Task brief: Your task is to output the listing word for word, with pictures excluded.
========
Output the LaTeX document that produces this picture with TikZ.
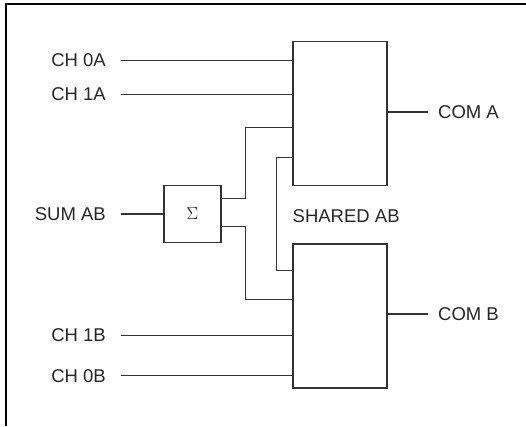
\documentclass[tikz,border=0pt]{standalone}
\usepackage{fontspec}
\setmainfont{Liberation Sans}
\begin{document}
\begin{tikzpicture}[x=1pt,y=-1pt]
    \tikzset{blk/.style = {shape=rectangle, draw=black!80, line width=1.1pt, inner sep=0pt}}
    \tikzset{lbl/.style = {inner sep=0pt, text=black!85, font=\fontsize{18.5}{20}\selectfont}}
    \tikzset{wire/.style = {draw=black!80, line width=1.1pt}}
    \useasboundingbox (0,0) rectangle (526,426);
    % frame
    \draw[line width=2pt] (6,426) -- (6,3.7) -- (526,3.7);
    % blocks
    \node[blk, minimum width=94pt, minimum height=144pt] (boxa) at (340,113.5) {};
    \node[blk, minimum width=94pt, minimum height=144pt] (boxb) at (340,316) {};
    \node[blk, minimum width=57pt, minimum height=57pt] (sum) at (192.5,214) {\fontsize{18}{20}\selectfont$\Sigma$};
    % labels
    \node[lbl, anchor=east] (ch0a) at (106,60.5) {CH 0A};
    \node[lbl, anchor=east] (ch1a) at (106,94.5) {CH 1A};
    \node[lbl, anchor=east] (sumab) at (106,214) {SUM AB};
    \node[lbl, anchor=east] (ch1b) at (106,335.5) {CH 1B};
    \node[lbl, anchor=east] (ch0b) at (106,375.7) {CH 0B};
    \node[lbl, anchor=west] (coma) at (438,112) {COM A};
    \node[lbl, anchor=west] (comb) at (438,314) {COM B};
    \node[lbl, anchor=west] (shared) at (292.5,216.5) {SHARED AB};
    % wires
    \draw[wire] ([xshift=15pt]ch0a.east) -- (ch0a -| boxa.west);
    \draw[wire] ([xshift=15pt]ch1a.east) -- (ch1a -| boxa.west);
    \draw[wire] ([xshift=15pt]ch1b.east) -- (ch1b -| boxb.west);
    \draw[wire] ([xshift=15pt]ch0b.east) -- (ch0b -| boxb.west);
    \draw[wire] ([xshift=15pt]sumab.east) -- (sum.west);
    \draw[wire] (coma.west -| boxa.east) -- ([xshift=-10pt]coma.west);
    \draw[wire] (comb.west -| boxb.east) -- ([xshift=-10pt]comb.west);
    \draw[wire] (sum.east |- 0,198.3) -| (245.5,127.5) -- (boxa.west |- 0,127.5);
    \draw[wire] (sum.east |- 0,226.7) -| (245.5,299.7) -- (boxb.west |- 0,299.7);
    \draw[wire] (boxa.west |- 0,157.3) -| (276.5,270.3) -- (boxb.west |- 0,270.3);
\end{tikzpicture}
\end{document}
========
Task solution:
Output the LaTeX document that produces this picture with TikZ.
\documentclass[tikz,border=0pt]{standalone}
\usepackage{fontspec}
\setmainfont{Liberation Sans}
\begin{document}
\begin{tikzpicture}[x=1pt,y=-1pt]
    \tikzset{blk/.style = {shape=rectangle, draw=black!80, line width=1.1pt, inner sep=0pt}}
    \tikzset{lbl/.style = {inner sep=0pt, text=black!85, font=\fontsize{18.5}{20}\selectfont}}
    \tikzset{wire/.style = {draw=black!80, line width=1.1pt}}
    \useasboundingbox (0,0) rectangle (526,426);
    % frame
    \draw[line width=2pt] (6,426) -- (6,3.7) -- (526,3.7);
    % blocks
    \node[blk, minimum width=94pt, minimum height=144pt] (boxa) at (340,113.5) {};
    \node[blk, minimum width=94pt, minimum height=144pt] (boxb) at (340,316) {};
    \node[blk, minimum width=57pt, minimum height=57pt] (sum) at (192.5,214) {\fontsize{18}{20}\selectfont$\Sigma$};
    % labels
    \node[lbl, anchor=east] (ch0a) at (106,60.5) {CH 0A};
    \node[lbl, anchor=east] (ch1a) at (106,94.5) {CH 1A};
    \node[lbl, anchor=east] (sumab) at (106,214) {SUM AB};
    \node[lbl, anchor=east] (ch1b) at (106,335.5) {CH 1B};
    \node[lbl, anchor=east] (ch0b) at (106,375.7) {CH 0B};
    \node[lbl, anchor=west] (coma) at (438,112) {COM A};
    \node[lbl, anchor=west] (comb) at (438,314) {COM B};
    \node[lbl, anchor=west] (shared) at (292.5,216.5) {SHARED AB};
    % wires
    \draw[wire] ([xshift=15pt]ch0a.east) -- (ch0a -| boxa.west);
    \draw[wire] ([xshift=15pt]ch1a.east) -- (ch1a -| boxa.west);
    \draw[wire] ([xshift=15pt]ch1b.east) -- (ch1b -| boxb.west);
    \draw[wire] ([xshift=15pt]ch0b.east) -- (ch0b -| boxb.west);
    \draw[wire] ([xshift=15pt]sumab.east) -- (sum.west);
    \draw[wire] (coma.west -| boxa.east) -- ([xshift=-10pt]coma.west);
    \draw[wire] (comb.west -| boxb.east) -- ([xshift=-10pt]comb.west);
    \draw[wire] (sum.east |- 0,198.3) -| (245.5,127.5) -- (boxa.west |- 0,127.5);
    \draw[wire] (sum.east |- 0,226.7) -| (245.5,299.7) -- (boxb.west |- 0,299.7);
    \draw[wire] (boxa.west |- 0,157.3) -| (276.5,270.3) -- (boxb.west |- 0,270.3);
\end{tikzpicture}
\end{document}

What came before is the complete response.